Les traces de l’activité artistique des détenus sont particulièrement émouvantes.  Parmi les internés, des sculpteurs, des peintres notamment le surréaliste Max Ernst, des comédiens, nombre d’intellectuels et de scientifiques, le prix Nobel de médecine de 1922 et le futur Prix Nobel de médecine de 1950. Créer pour résister alors que leur sort est incertain et qu’ils vivent dans de terribles conditions, pénombre, poussière, froid, hygiène rudimentaire et promiscuité. Ils montent des spectacles, écrivent des chansons et décorent les murs et surnomme le refuge de la vie culturelle au camp, Die Katakombe comme le célèbre cabaret berlinois.

Il y a aussi des écrivains comme Lion Feuchtwanger. Après ma visite au Camp des Milles, j’ai lu son livre Le Diable en France, un témoignage poignant de son séjour aux Milles. … je ne crois pas que le diable auquel nous avons eu affaire en 1940 ait été un diable particulièrement pervers (…). Je crois plutôt que c’était le diable de la négligence, de l’inadvertance, du manque de générosité, du conformisme, de l’esprit de routine, c’est-à-dire ce diable que les Français appellent le je-m’en-foutisme.

J’ai été heureuse de croiser de nombreuses classes. Une muséographie intelligente explique les différents moments du camp et invite à la réflexion, le tout sans effets inutiles et en respectant la simplicité et le dépouillement des lieux.

Aux côtés du volet historique et mémoriel, un volet réflexif met l’accent sur la possibilité de résistance, la possibilité de faire barrage à la haine et met en valeur les Justes parmi les Nations et développe la notion d’actes justes. Cet espace offre des clés de compréhension des processus individuels et collectifs qui ont conduit et peuvent encore conduire à l’horreur génocidaire. Trois grands thèmes sont développés : les résistibles engrenages des intolérances, le basculement de la démocratie à l’autoritarisme, la responsabilité individuelle et collective face au crime de masse. 

On peut voir aussi sur le site l’Exposition nationale sur les enfants juifs réalisée par Serge Klarsfeld : « 1942-1944 : 11 400 enfants juifs déportés de France à Auschwitz. »

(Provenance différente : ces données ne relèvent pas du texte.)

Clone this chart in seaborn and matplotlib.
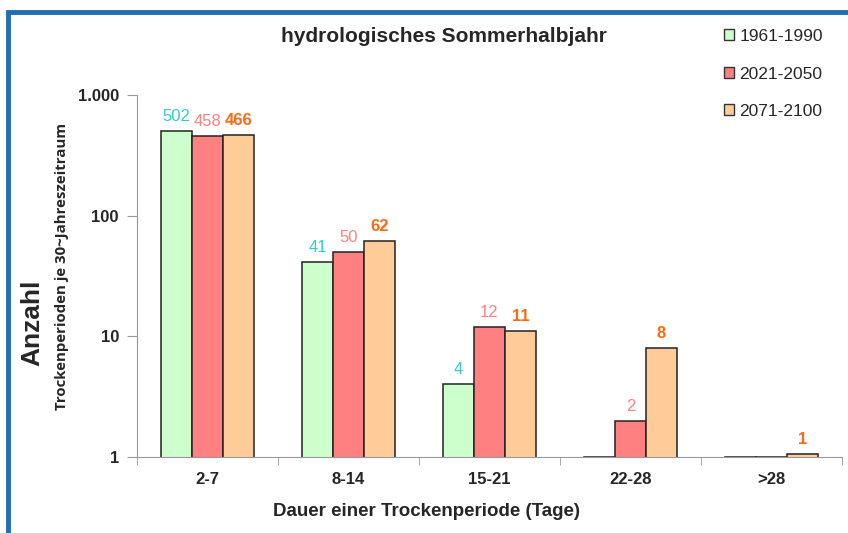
import matplotlib
matplotlib.use("Agg")
import matplotlib.pyplot as plt
from matplotlib.patches import Rectangle, Patch
import seaborn as sns
import pandas as pd
import numpy as np

# Data
categories = ["2-7", "8-14", "15-21", "22-28", ">28"]
periods = ["1961-1990", "2021-2050", "2071-2100"]
counts_1961 = [502, 41, 4, 1, 1]
counts_2021 = [458, 50, 12, 2, 1]
counts_2071 = [466, 62, 11, 8, 1.05]
labels_1961 = ["502", "41", "4", "", ""]
labels_2021 = ["458", "50", "12", "2", ""]
labels_2071 = ["466", "62", "11", "8", "1"]

bar_colors = ["#CCFFCC", "#FF8080", "#FFCC99"]
label_colors = ["#33CCCC", "#FF8080", "#FF6A10"]

df = pd.DataFrame({
    "Dauer": categories * 3,
    "Periode": [p for p in periods for _ in categories],
    "Anzahl": counts_1961 + counts_2021 + counts_2071,
})

sns.set_style("white")
plt.rcParams["font.family"] = ["Liberation Sans", "DejaVu Sans"]

fig = plt.figure(figsize=(8.48, 5.33), dpi=100)
ax = fig.add_axes([0.1616, 0.1426, 0.8314, 0.6792])

sns.barplot(data=df, x="Dauer", y="Anzahl", hue="Periode", order=categories,
            hue_order=periods, palette=bar_colors, saturation=1, width=0.66,
            gap=0, edgecolor="#222222", linewidth=1.1, ax=ax, legend=False)

ax.set_yscale("log")
ax.set_ylim(1, 1000)
ax.set_xlim(-0.5, 4.5)

# value labels above bars
all_labels = [labels_1961, labels_2021, labels_2071]
for i, cont in enumerate(ax.containers):
    for bar, lab in zip(cont, all_labels[i]):
        if not lab:
            continue
        x = bar.get_x() + bar.get_width() / 2
        y = bar.get_height()
        ax.annotate(lab, (x, y), xytext=(0, 5), textcoords="offset points",
                    ha="center", va="bottom", fontsize=12,
                    color=label_colors[i],
                    fontweight="bold" if i == 2 else "normal")

# axes styling
for s in ["top", "right"]:
    ax.spines[s].set_visible(False)
ax.spines["left"].set_color("#999999")
ax.spines["bottom"].set_color("#999999")
ax.set_yticks([1, 10, 100, 1000])
ax.set_yticklabels(["1", "10", "100", "1.000"], fontsize=12, fontweight="bold")
ax.yaxis.set_minor_locator(matplotlib.ticker.NullLocator())
ax.tick_params(axis="y", which="major", length=7, color="#999999", left=True, pad=6)
ax.set_xticks(range(len(categories)))
ax.set_xticklabels(categories, fontsize=12, fontweight="bold")
ax.set_xticks(np.arange(-0.5, 5.0, 1.0), minor=True)
ax.tick_params(axis="x", which="major", length=0, pad=11)
ax.tick_params(axis="x", which="minor", length=6, color="#999999", bottom=True)

ax.set_xlabel("Dauer einer Trockenperiode (Tage)", fontsize=13.5,
              fontweight="bold")
ax.xaxis.set_label_coords(0.411, -0.128)
ax.set_ylabel("")
fig.text(0.038, 0.394, "Anzahl", rotation=90, fontsize=19, fontweight="bold",
         ha="center", va="center")
fig.text(0.073, 0.50, "Trockenperioden je 30~Jahreszeitraum", rotation=90,
         fontsize=10.8, fontweight="bold", ha="center", va="center",
         family=["Open Sans", "DejaVu Sans"])

fig.text(0.524, 0.931, "hydrologisches Sommerhalbjahr", fontsize=15,
         fontweight="bold", ha="center", va="center")

handles = [Patch(facecolor=c, edgecolor="#333333", linewidth=1) for c in bar_colors]
fig.legend(handles, periods, loc="upper left", bbox_to_anchor=(0.835, 0.975),
           frameon=False, fontsize=12.5, handlelength=0.6, handleheight=0.6,
           handletextpad=0.3, labelspacing=1.3)

# blue frame around the chart
fig.patches.append(Rectangle((8 / 848, -0.05), 1.0, 1 - 12 / 533 + 0.05,
                             transform=fig.transFigure, fill=False,
                             edgecolor="#1F6EB4", linewidth=3.5))

fig.savefig("out.png", dpi=100)
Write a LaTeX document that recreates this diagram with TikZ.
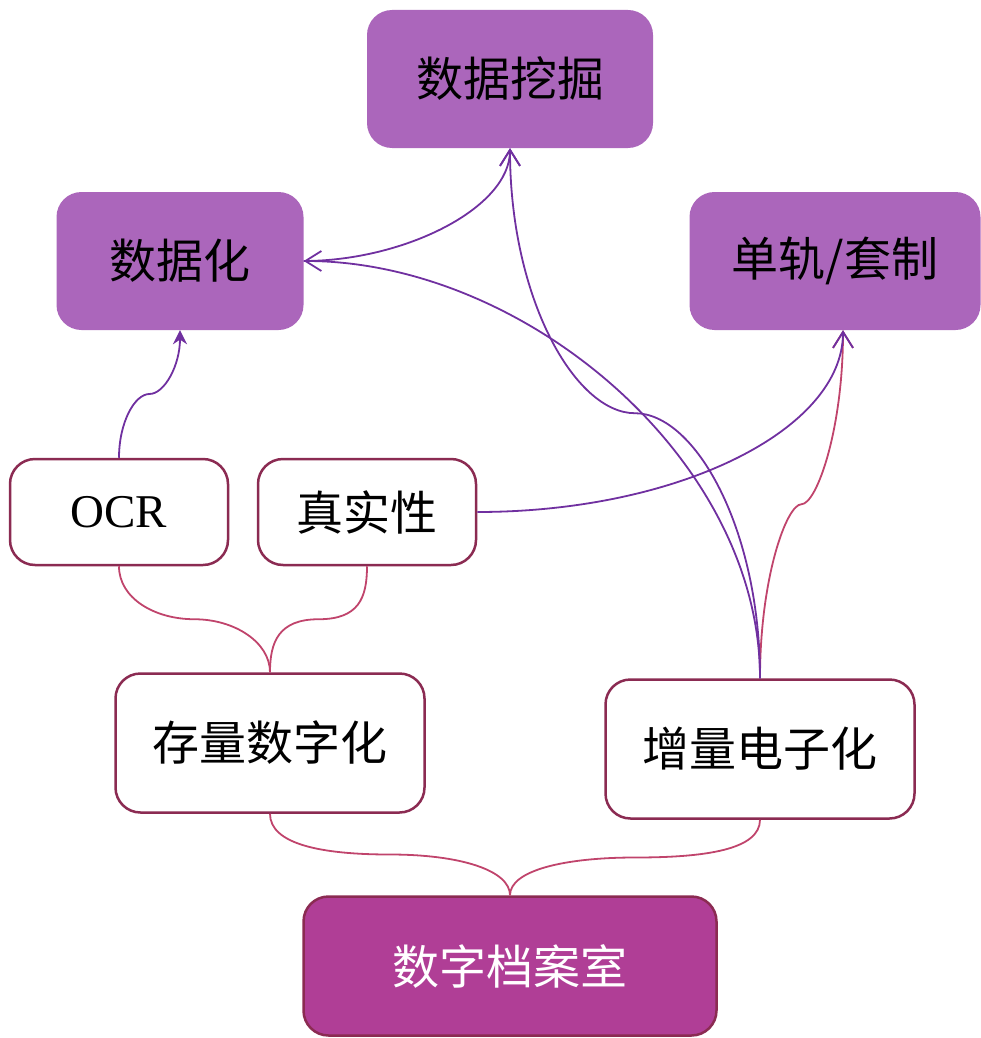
\documentclass[tikz,border=0pt]{standalone}
\usepackage{fontspec}
\setmainfont{Liberation Serif}
\newfontfamily\cjk{Noto Sans CJK SC}
\usetikzlibrary{arrows.meta,calc}
\definecolor{boxpurple}{HTML}{AB66BB}
\definecolor{rootfill}{HTML}{B03E96}
\definecolor{boxline}{HTML}{8B2B52}
\definecolor{pinkline}{HTML}{C0446C}
\definecolor{purpleline}{HTML}{7030A0}

\begin{document}
\begin{tikzpicture}[x=1pt, y=-1pt, >={Straight Barb[length=16pt,width=20pt]}]
	\tikzstyle{every node}=[inner sep=1pt, align=center, rounded corners=25pt, font=\cjk\fontsize{47}{52}\selectfont]
	\tikzstyle{topbox}=[fill=boxpurple, text=black, minimum height=138pt]
	\tikzstyle{midbox}=[draw=boxline, line width=2.5pt, fill=white, text=black, minimum width=218pt, minimum height=106pt]
	\tikzstyle{lowbox}=[draw=boxline, line width=2.5pt, fill=white, text=black, minimum width=309pt, minimum height=139pt]
	\tikzstyle{rootbox}=[draw=boxline, line width=2.5pt, fill=rootfill, text=white, minimum width=413pt, minimum height=139pt]
	\tikzstyle{pinklink}=[draw=pinkline, line width=1.8pt]
	\tikzstyle{purplelink}=[draw=purpleline, line width=1.8pt]
	\useasboundingbox (0,0) rectangle (981,1038);

	\node[topbox, minimum width=286pt] (mining) at (510,79) {数据挖掘};
	\node[topbox, minimum width=247pt] (dataify) at (180,261) {数据化};
	\node[topbox, minimum width=291pt] (track) at (835,261) {单轨/套制};
	\node[midbox, font=\fontsize{47}{52}\selectfont] (ocr) at (119,512) {OCR};
	\node[midbox] (truth) at (367,512) {真实性};
	\node[lowbox] (stock) at (270,743) {存量数字化};
	\node[lowbox] (incr) at (760,749) {增量电子化};
	\node[rootbox] (root) at (510,966) {数字档案室};
	\coordinate (trackin) at ([xshift=8pt]track.south);

	% children of the two lower boxes
	\draw [pinklink] (ocr.south) .. controls +(0,32) and +(-40,0) .. ($(ocr.south)!0.5!(stock.north)$) .. controls +(40,0) and +(0,-30) .. (stock.north);
	\draw [pinklink] (truth.south) .. controls +(0,32) and +(40,0) .. ($(truth.south)!0.5!(stock.north)$) .. controls +(-40,0) and +(0,-30) .. (stock.north);
	\draw [pinklink] (stock.south) .. controls +(0,30) and +(-70,0) .. ($(stock.south)!0.5!(root.north)$) .. controls +(70,0) and +(0,-25) .. (root.north);
	\draw [pinklink] (incr.south) .. controls +(0,30) and +(70,0) .. ($(incr.south)!0.5!(root.north)$) .. controls +(-70,0) and +(0,-25) .. (root.north);

	% arrows up
	\draw [purplelink, -{Stealth[length=14pt,width=14pt]}] (ocr.north) .. controls +(0,-35) and +(-15,0) .. ($(ocr.north)!0.5!(dataify.south)$) .. controls +(15,0) and +(0,35) .. (dataify.south);
	\draw [pinklink, ->] (incr.north) .. controls +(0,-100) and +(-15,0) .. ($(incr.north)!0.5!(trackin)$) .. controls +(15,0) and +(0,100) .. (trackin);
	\draw [purplelink, ->] (incr.north) .. controls +(0,-150) and +(60,0) .. ($(incr.north)!0.5!(mining.south)$) .. controls +(-60,0) and +(0,150) .. (mining.south);
	\draw [purplelink, ->] (incr.north) .. controls +(0,-220) and +(220,0) .. (dataify.east);
	\draw [purplelink, ->] (dataify.east) .. controls +(100,0) and +(0,60) .. (mining.south);
	\draw [purplelink, ->] (truth.east) .. controls +(200,0) and +(0,100) .. (trackin);
\end{tikzpicture}
\end{document}
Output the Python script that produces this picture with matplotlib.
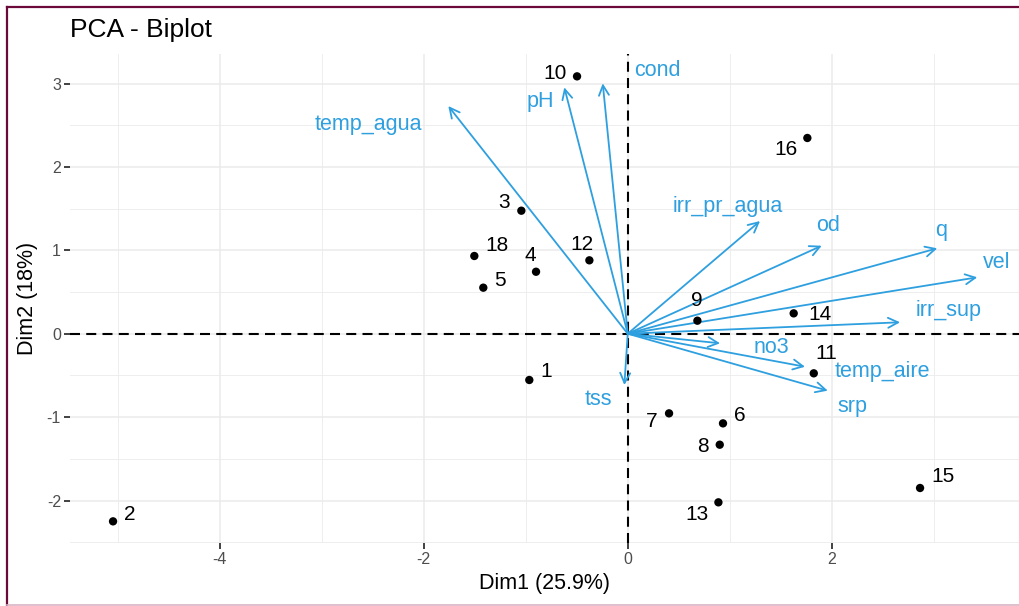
import matplotlib
matplotlib.use("Agg")
import matplotlib.pyplot as plt
from matplotlib.lines import Line2D
from matplotlib.ticker import MultipleLocator
import numpy as np

plt.rcParams['font.family'] = ['Liberation Sans', 'DejaVu Sans']
plt.rcParams['axes.unicode_minus'] = False

# ---------------- data ----------------
ind_labels = ["1", "2", "3", "4", "5", "6", "7", "8", "9", "10", "11", "12",
              "13", "14", "15", "16", "18"]
ind_x = [-0.965, -5.046, -1.043, -0.899, -1.416, 0.934, 0.405, 0.902, 0.683,
         -0.497, 1.824, -0.376, 0.889, 1.627, 2.866, 1.761, -1.504]
ind_y = [-0.555, -2.250, 1.475, 0.743, 0.552, -1.075, -0.955, -1.331, 0.156,
         3.086, -0.475, 0.880, -2.022, 0.244, -1.850, 2.347, 0.932]

var_labels = ["cond", "pH", "temp_agua", "irr_pr_agua", "od", "q", "vel",
              "irr_sup", "no3", "temp_aire", "srp", "tss"]
var_x = [-0.245, -0.622, -1.759, 1.297, 1.902, 3.035, 3.427, 2.670, 0.905,
         1.738, 1.961, -0.033]
var_y = [3.002, 2.954, 2.730, 1.351, 1.055, 1.024, 0.676, 0.137, -0.115,
         -0.396, -0.683, -0.615]

xlabel = "Dim1 (25.9%)"
ylabel = "Dim2 (18%)"
title = "PCA - Biplot"

# ---------------- layout (label offsets, data units) ----------------
ind_dx = [0.164, 0.160, -0.170, -0.059, 0.164, 0.160, -0.167, -0.161, -0.007,
          -0.216, 0.127, -0.072, -0.213, 0.258, 0.228, -0.212, 0.226]
ind_dy = [0.099, 0.088, 0.101, 0.189, 0.084, 0.092, -0.100, -0.024, 0.248,
          0.036, 0.240, 0.192, -0.140, -0.008, 0.135, -0.144, 0.123]
var_dx = [0.532, -0.238, -0.784, -0.317, 0.065, 0.037, 0.191, 0.473, 0.507,
          0.762, 0.245, -0.251]
var_dy = [0.152, -0.172, -0.216, 0.180, 0.240, 0.211, 0.180, 0.147, -0.048,
          -0.060, -0.184, -0.172]

W, H = 1019, 606
fig = plt.figure(figsize=(W / 100, H / 100), dpi=100)
fig.patch.set_facecolor('white')

left_px, right_px, top_px, bottom_px = 70, 1019, 54, 542.7
ax = fig.add_axes([left_px / W, 1 - bottom_px / H,
                   (right_px - left_px) / W, (bottom_px - top_px) / H])

ax.set_xlim(-5.468, 3.836)
ax.set_ylim(-2.506, 3.354)

for s in ax.spines.values():
    s.set_visible(False)

ax.xaxis.set_major_locator(MultipleLocator(2))
ax.xaxis.set_minor_locator(MultipleLocator(1))
ax.yaxis.set_major_locator(MultipleLocator(1))
ax.yaxis.set_minor_locator(MultipleLocator(0.5))
ax.grid(True, which='major', color='#EBEBEB', lw=1.1)
ax.grid(True, which='minor', color='#EBEBEB', lw=0.6)
ax.set_axisbelow(True)
ax.tick_params(which='minor', length=0)
ax.tick_params(which='major', length=4, width=1.3, color='#333333',
               labelcolor='#4D4D4D', labelsize=11.5, pad=2.5)

ax.axhline(0, color='black', lw=1.5, linestyle=(0, (4.8, 3)), zorder=2)
ax.axvline(0, color='black', lw=1.5, linestyle=(0, (4.8, 3)), zorder=2)

blue = '#2E9FDF'
for lab, x, y, dx, dy in zip(var_labels, var_x, var_y, var_dx, var_dy):
    ax.annotate('', xy=(x, y), xytext=(0, 0),
                arrowprops=dict(arrowstyle='->,head_length=0.6,head_width=0.3',
                                color=blue, lw=1.3, shrinkA=0, shrinkB=0,
                                mutation_scale=12), zorder=3)
    ax.text(x + dx, y + dy, lab, color=blue, fontsize=15.5,
            ha='center', va='center', zorder=4)

ax.scatter(ind_x, ind_y, s=36, color='black', zorder=5, edgecolors='none')
for lab, x, y, dx, dy in zip(ind_labels, ind_x, ind_y, ind_dx, ind_dy):
    ax.text(x + dx, y + dy, lab, color='black', fontsize=15,
            ha='center', va='center', zorder=6)

fig.text((left_px + (right_px - left_px) / 2) / W, 1 - 583 / H, xlabel,
         ha='center', va='center', fontsize=15.5, color='black')
fig.text(27 / W, 1 - ((top_px + bottom_px) / 2) / H, ylabel, rotation=90,
         ha='center', va='center', fontsize=15.5, color='black')
fig.text(left_px / W, 1 - 30 / H, title, ha='left', va='center',
         fontsize=19, color='black')

# figure border (maroon)
border = '#6B0A3A'
fig.add_artist(Line2D([7.3 / W, 1.0], [1 - 6.5 / H, 1 - 6.5 / H],
                      transform=fig.transFigure, color=border, lw=1.6))
fig.add_artist(Line2D([7.3 / W, 7.3 / W], [0, 1 - 6.5 / H],
                      transform=fig.transFigure, color=border, lw=1.6))
fig.add_artist(Line2D([7.3 / W, 1.0], [1 - 604.8 / H, 1 - 604.8 / H],
                      transform=fig.transFigure, color='#D8B4C6', lw=1.2))

fig.savefig('out.png', dpi=100)
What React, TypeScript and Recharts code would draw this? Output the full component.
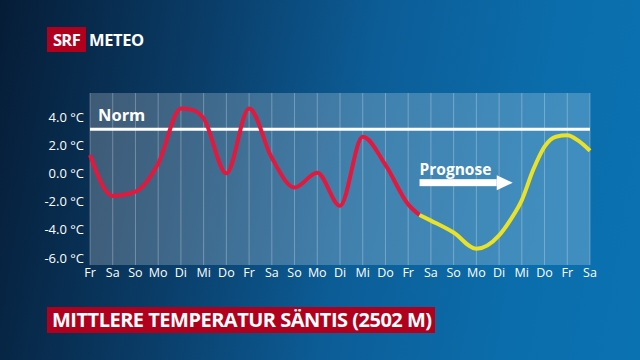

Le Mémorial du Camp des Milles participe ainsi à l’édifice immense du souvenir mais pas seulement il permet, comme l’écrit Alain Chouraqui, président de la Fondation du Camp des Milles de Dépasser le Plus jamais ça ! pour comprendre Comment faire pour que Plus jamais ça.

Allez voir et faites connaître le Camp des Milles, le Vel d’Hiv du Sud : un lieu d’histoire, de transmission et de pédagogie, tout près de la ville de mon enfance.